Passados 26 anos sobre a data em que a ONU
instituiu o Dia Internacional para a Erradicação da Pobreza, a ocasião foi
pretexto para, mais uma vez, se chamar a atenção para a necessidade de uma
maior consciência social face à persistência das precárias condições de vida de
muitos portugueses.
Com efeito, se é verdade que nos últimos 3
anos tem vindo a diminuir a taxa de pobreza, são ainda pobres mais de 2 milhões
de pessoas, e a intensidade da pobreza, que vinha a decrescer desde 2015, terá
aumentado em 2017.
Erradicar a pobreza em todas as suas
manifestações é inegavelmente um dever ético, parecendo que sobre este dever
poderá ser alcançado, a prazo mais ou menos longo, um consenso nacional.
Já quando está em causa combater as
desigualdades na distribuição de rendimento, um traço negativo que nos coloca
muito mal no contexto europeu, esse consenso estará longe de ser atingido: são
evidentes as resistências a políticas salariais mais igualitárias ou de redistribuição
de rendimento por via de uma fiscalidade mais justa, por parte dos que se
sentem perdedores.
É duvidoso que a generalidade das pessoas reconheça
as desigualdades como uma falha ética que as interpela, atitude diferente da
que manifestam face à pobreza.
Ainda subsiste, por outro lado, a errada
ideia - que nem a ciência nem a observação empírica sustenta - de que basta
promover o crescimento económico para que as desigualdades acabem por ser
esbatidas.
Além disto, os defensores do neoliberalismo,
que sempre adoptam uma atitude crítica acerca das políticas intervencionistas
do Estado, tentam apresentar como sendo sólidos os seus argumentos contra
medidas igualitárias pelo impacto negativo que lhes atribuem: distorção do
mercado, ineficiência das políticas públicas, obstáculo ao crescimento.
Este último argumento tem alimentado aceso
debate, sendo que, para alguns, a maior desigualdade é condição necessária para
alcançar maior ritmo de crescimento, enquanto outros consideram que a maior
desigualdade causa menor crescimento.
Eventualmente, o aprofundar do conhecimento
acerca dos custos sociais das desigualdades económicas por parte de reputados
cientistas, acabará por enfraquecer os defensores da primeira tese, incluindo
organizações internacionais relevantes.
Uma outra questão é o risco de minimizar o
papel que a redução das desigualdades pode ter no combate à pobreza, como se não
fosse estreita a relação entre estas duas realidades.

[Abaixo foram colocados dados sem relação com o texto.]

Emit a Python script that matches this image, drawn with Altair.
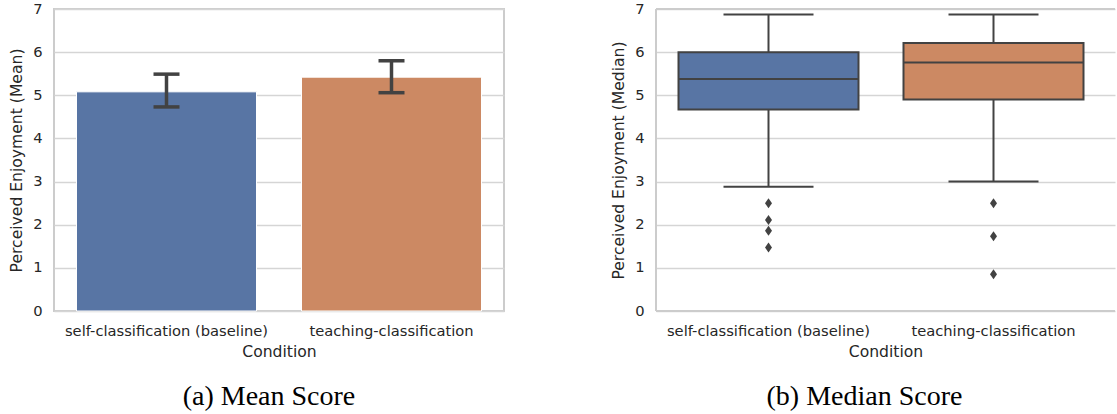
import altair as alt
import pandas as pd

# Study conditions
conditions = ["self-classification (baseline)", "teaching-classification"]

# (a) Mean perceived enjoyment with 95% confidence interval
mean_score = [5.08, 5.42]
ci_low = [4.73, 5.06]
ci_high = [5.49, 5.80]

# (b) Box-plot summary of the median scores
whisker_low = [2.88, 3.00]
q1 = [4.67, 4.90]
median = [5.38, 5.76]
q3 = [6.00, 6.21]
whisker_high = [6.87, 6.87]

# Outlying participants per condition
outlier_condition = [conditions[0]] * 4 + [conditions[1]] * 3
outlier_value = [2.50, 2.11, 1.86, 1.47, 2.50, 1.73, 0.85]

palette = ["#5875a4", "#cc8963"]

SANS = "DejaVu Sans"
SERIF = "Liberation Serif"
TEXT = "#262626"
INK = "#424242"
FRAME = "#cccccc"

H = 302          # plot height shared by both panels
WA, WB = 450, 459

mean_df = pd.DataFrame({"condition": conditions, "mean": mean_score,
                        "low": ci_low, "high": ci_high})
box_df = pd.DataFrame({"condition": conditions, "wlo": whisker_low, "q1": q1,
                       "median": median, "q3": q3, "whi": whisker_high})
out_df = pd.DataFrame({"condition": outlier_condition, "value": outlier_value})

color = alt.Color("condition:N", scale=alt.Scale(domain=conditions, range=palette),
                  legend=None)
y_scale = alt.Scale(domain=[0, 7], nice=False, zero=True)


def y_axis(title):
    return alt.Axis(title=title, values=list(range(8)), ticks=False, domain=False,
                    grid=True, labelPadding=12, titlePadding=8)


def x_enc(padding_outer, align):
    return alt.X("condition:N", sort=conditions, title="Condition",
                 scale=alt.Scale(paddingInner=0.2, paddingOuter=padding_outer,
                                 align=align),
                 axis=alt.Axis(labelAngle=0, ticks=False, domain=False, grid=False,
                               labelPadding=12, titlePadding=7, labelLimit=0))


# ---- (a) bar chart of means with error bars ----
ya = "Perceived Enjoyment (Mean)"
base_a = alt.Chart(mean_df).encode(x=x_enc(0.1, 0.5))
bars = base_a.mark_bar(stroke="white", strokeWidth=1).encode(
    y=alt.Y("mean:Q", scale=y_scale, axis=y_axis(ya)), color=color)
err = base_a.mark_rule(color=INK, strokeWidth=3.5).encode(
    y=alt.Y("low:Q", scale=y_scale, axis=y_axis(ya)), y2="high:Q")
cap_lo = base_a.mark_tick(color=INK, size=26, thickness=3.5, opacity=1).encode(
    y=alt.Y("low:Q", scale=y_scale, axis=y_axis(ya)))
cap_hi = base_a.mark_tick(color=INK, size=26, thickness=3.5, opacity=1).encode(
    y=alt.Y("high:Q", scale=y_scale, axis=y_axis(ya)))

panel_a = alt.layer(bars, err, cap_lo, cap_hi).properties(
    width=WA, height=H,
    view=alt.ViewConfig(stroke=FRAME, strokeWidth=2),
    title=alt.TitleParams("(a) Mean Score", orient="bottom", anchor="middle",
                          frame="group", offset=23, dx=-10))

# ---- (b) box plot of medians ----
yb = "Perceived Enjoyment (Median)"
xb = x_enc(0.12, 0.4167)
base_b = alt.Chart(box_df).encode(x=xb)
whisk = base_b.mark_rule(color=INK, strokeWidth=2).encode(
    y=alt.Y("wlo:Q", scale=y_scale, axis=y_axis(yb)), y2="whi:Q")
box = base_b.mark_bar(stroke=INK, strokeWidth=2).encode(
    y=alt.Y("q1:Q", scale=y_scale, axis=y_axis(yb)), y2="q3:Q", color=color)
med = base_b.mark_tick(color=INK, size=180, thickness=2, opacity=1).encode(
    y=alt.Y("median:Q", scale=y_scale, axis=y_axis(yb)))
cap_wlo = base_b.mark_tick(color=INK, size=90, thickness=2, opacity=1).encode(
    y=alt.Y("wlo:Q", scale=y_scale, axis=y_axis(yb)))
cap_whi = base_b.mark_tick(color=INK, size=90, thickness=2, opacity=1).encode(
    y=alt.Y("whi:Q", scale=y_scale, axis=y_axis(yb)))
fliers = alt.Chart(out_df).mark_point(
    shape="M0,-1L0.7,0L0,1L-0.7,0Z", filled=True, size=100, color=INK, opacity=1
).encode(x=xb, y=alt.Y("value:Q", scale=y_scale, axis=y_axis(yb)))

# open frame on the right-hand panel: left, top and bottom edges only
frame_src = alt.Chart(box_df)
edge_left = frame_src.mark_rule(color=FRAME, strokeWidth=2).encode(
    x=alt.value(0), y=alt.value(0), y2=alt.value(H))
edge_top = frame_src.mark_rule(color=FRAME, strokeWidth=2).encode(
    x=alt.value(0), x2=alt.value(WB), y=alt.value(0))
edge_bottom = frame_src.mark_rule(color=FRAME, strokeWidth=2).encode(
    x=alt.value(0), x2=alt.value(WB), y=alt.value(H))

panel_b = alt.layer(whisk, box, med, cap_wlo, cap_whi, fliers,
                    edge_left, edge_top, edge_bottom).properties(
    width=WB, height=H,
    view=alt.ViewConfig(stroke="transparent", strokeWidth=0),
    title=alt.TitleParams("(b) Median Score", orient="bottom", anchor="middle",
                          frame="group", offset=23, dx=-21))

chart = alt.hconcat(panel_a, panel_b, spacing=106).properties(
    padding={"left": 8, "top": 0, "right": 0, "bottom": 0},
    background="white",
).configure_axis(
    labelFont=SANS, titleFont=SANS, labelColor=TEXT, titleColor=TEXT,
    labelFontSize=14.7, titleFontSize=15.6, titleFontWeight="normal",
    gridColor="#d5d5d5", gridWidth=1.3,
).configure_title(
    font=SERIF, fontSize=28, fontWeight="normal", color="black"
)

chart.save("out.html", embed_options={"renderer": "svg", "actions": False})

Um recente artigo de Paul Segal “Inequality Represents a Wasted Opportunity
for Poverty Reduction publicado pelo Institute for Economic Thinking, a 4 de Outubro[i]” apresenta esta ideia de forma bem expressiva: os economistas que atribuem
às desigualdades um papel secundário face à pobreza estão errados: A desigualdade
faz parte daquilo que alimenta a pobreza.
Quantos poderiam estar de acordo com Paul
Segal? Quantos reconhecem que o problema da pobreza não é apenas uma questão de
falta de recursos, ele é também causado pelo facto dos mais ricos deles se
apropriarem em excesso.?
Sendo afirmativas as respostas, conclui
Segal, se acreditamos que a redução da pobreza é um imperativo moral, não
podemos deixar de enfrentar as desigualdades.
Em síntese, três tópicos:
- a pobreza pode persistir como resultado das
desigualdades, apesar de um crescimento económico sustentado, enquanto uma
menor desigualdade pode conduzir a um crescimento mais rápido e duradouro;
- com demasiada frequência as desigualdades e
a pobreza são erradamente tomadas, em larga medida, como variáveis
independentes quando na verdade uma e outra espelham estatisticamente a mesma
distribuição de rendimento;
- o combate às desigualdades é instrumental
na luta contra a pobreza e é, da mesma forma, um imperativo ético.